_Provided information_
···

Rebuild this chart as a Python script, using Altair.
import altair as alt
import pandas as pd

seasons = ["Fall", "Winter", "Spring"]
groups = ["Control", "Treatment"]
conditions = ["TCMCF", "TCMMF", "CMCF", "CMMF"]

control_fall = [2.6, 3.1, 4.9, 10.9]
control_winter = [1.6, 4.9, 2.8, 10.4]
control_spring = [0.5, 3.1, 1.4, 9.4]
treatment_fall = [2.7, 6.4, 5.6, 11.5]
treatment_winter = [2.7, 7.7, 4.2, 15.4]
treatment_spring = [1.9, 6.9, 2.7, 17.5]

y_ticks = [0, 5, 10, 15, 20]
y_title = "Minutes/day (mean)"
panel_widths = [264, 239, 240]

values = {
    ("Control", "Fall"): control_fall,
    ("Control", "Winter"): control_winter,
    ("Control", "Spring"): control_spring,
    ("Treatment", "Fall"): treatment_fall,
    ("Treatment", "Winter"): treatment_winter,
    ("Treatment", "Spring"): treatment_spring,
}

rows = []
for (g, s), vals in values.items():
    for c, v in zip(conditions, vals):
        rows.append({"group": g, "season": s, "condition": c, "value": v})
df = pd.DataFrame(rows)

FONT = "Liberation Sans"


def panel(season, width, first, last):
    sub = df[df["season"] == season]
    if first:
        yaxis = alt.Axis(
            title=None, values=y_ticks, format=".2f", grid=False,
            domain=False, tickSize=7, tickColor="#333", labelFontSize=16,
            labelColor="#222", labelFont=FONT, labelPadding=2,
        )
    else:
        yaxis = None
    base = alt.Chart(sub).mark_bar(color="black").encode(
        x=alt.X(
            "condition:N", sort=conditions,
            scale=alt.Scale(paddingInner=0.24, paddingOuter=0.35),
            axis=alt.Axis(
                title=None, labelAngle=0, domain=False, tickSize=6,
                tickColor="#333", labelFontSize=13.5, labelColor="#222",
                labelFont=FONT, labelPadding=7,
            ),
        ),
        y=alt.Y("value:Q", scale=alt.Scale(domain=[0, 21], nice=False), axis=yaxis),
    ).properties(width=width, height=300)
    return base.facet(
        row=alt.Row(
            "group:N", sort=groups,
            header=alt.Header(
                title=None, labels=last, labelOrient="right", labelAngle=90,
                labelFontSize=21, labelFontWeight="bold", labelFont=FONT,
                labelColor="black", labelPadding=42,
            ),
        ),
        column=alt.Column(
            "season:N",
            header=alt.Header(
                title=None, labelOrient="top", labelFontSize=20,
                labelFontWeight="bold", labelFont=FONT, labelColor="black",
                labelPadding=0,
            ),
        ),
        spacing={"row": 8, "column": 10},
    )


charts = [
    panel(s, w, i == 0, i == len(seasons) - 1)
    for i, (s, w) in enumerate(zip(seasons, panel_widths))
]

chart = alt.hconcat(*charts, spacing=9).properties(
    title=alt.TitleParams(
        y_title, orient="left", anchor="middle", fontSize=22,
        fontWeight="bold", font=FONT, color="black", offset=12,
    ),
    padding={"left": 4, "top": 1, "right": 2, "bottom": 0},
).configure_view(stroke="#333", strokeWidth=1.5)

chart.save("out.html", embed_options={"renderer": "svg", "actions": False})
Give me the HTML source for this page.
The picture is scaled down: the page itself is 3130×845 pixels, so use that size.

···

_What the exercise asks_
Recite the full listing above exactly.

_Answer to this exercise_
Rebuild this chart as a Python script, using Altair.
import altair as alt
import pandas as pd

seasons = ["Fall", "Winter", "Spring"]
groups = ["Control", "Treatment"]
conditions = ["TCMCF", "TCMMF", "CMCF", "CMMF"]

control_fall = [2.6, 3.1, 4.9, 10.9]
control_winter = [1.6, 4.9, 2.8, 10.4]
control_spring = [0.5, 3.1, 1.4, 9.4]
treatment_fall = [2.7, 6.4, 5.6, 11.5]
treatment_winter = [2.7, 7.7, 4.2, 15.4]
treatment_spring = [1.9, 6.9, 2.7, 17.5]

y_ticks = [0, 5, 10, 15, 20]
y_title = "Minutes/day (mean)"
panel_widths = [264, 239, 240]

values = {
    ("Control", "Fall"): control_fall,
    ("Control", "Winter"): control_winter,
    ("Control", "Spring"): control_spring,
    ("Treatment", "Fall"): treatment_fall,
    ("Treatment", "Winter"): treatment_winter,
    ("Treatment", "Spring"): treatment_spring,
}

rows = []
for (g, s), vals in values.items():
    for c, v in zip(conditions, vals):
        rows.append({"group": g, "season": s, "condition": c, "value": v})
df = pd.DataFrame(rows)

FONT = "Liberation Sans"


def panel(season, width, first, last):
    sub = df[df["season"] == season]
    if first:
        yaxis = alt.Axis(
            title=None, values=y_ticks, format=".2f", grid=False,
            domain=False, tickSize=7, tickColor="#333", labelFontSize=16,
            labelColor="#222", labelFont=FONT, labelPadding=2,
        )
    else:
        yaxis = None
    base = alt.Chart(sub).mark_bar(color="black").encode(
        x=alt.X(
            "condition:N", sort=conditions,
            scale=alt.Scale(paddingInner=0.24, paddingOuter=0.35),
            axis=alt.Axis(
                title=None, labelAngle=0, domain=False, tickSize=6,
                tickColor="#333", labelFontSize=13.5, labelColor="#222",
                labelFont=FONT, labelPadding=7,
            ),
        ),
        y=alt.Y("value:Q", scale=alt.Scale(domain=[0, 21], nice=False), axis=yaxis),
    ).properties(width=width, height=300)
    return base.facet(
        row=alt.Row(
            "group:N", sort=groups,
            header=alt.Header(
                title=None, labels=last, labelOrient="right", labelAngle=90,
                labelFontSize=21, labelFontWeight="bold", labelFont=FONT,
                labelColor="black", labelPadding=42,
            ),
        ),
        column=alt.Column(
            "season:N",
            header=alt.Header(
                title=None, labelOrient="top", labelFontSize=20,
                labelFontWeight="bold", labelFont=FONT, labelColor="black",
                labelPadding=0,
            ),
        ),
        spacing={"row": 8, "column": 10},
    )


charts = [
    panel(s, w, i == 0, i == len(seasons) - 1)
    for i, (s, w) in enumerate(zip(seasons, panel_widths))
]

chart = alt.hconcat(*charts, spacing=9).properties(
    title=alt.TitleParams(
        y_title, orient="left", anchor="middle", fontSize=22,
        fontWeight="bold", font=FONT, color="black", offset=12,
    ),
    padding={"left": 4, "top": 1, "right": 2, "bottom": 0},
).configure_view(stroke="#333", strokeWidth=1.5)

chart.save("out.html", embed_options={"renderer": "svg", "actions": False})
Give me the HTML source for this page.
The picture is scaled down: the page itself is 3130×845 pixels, so use that size.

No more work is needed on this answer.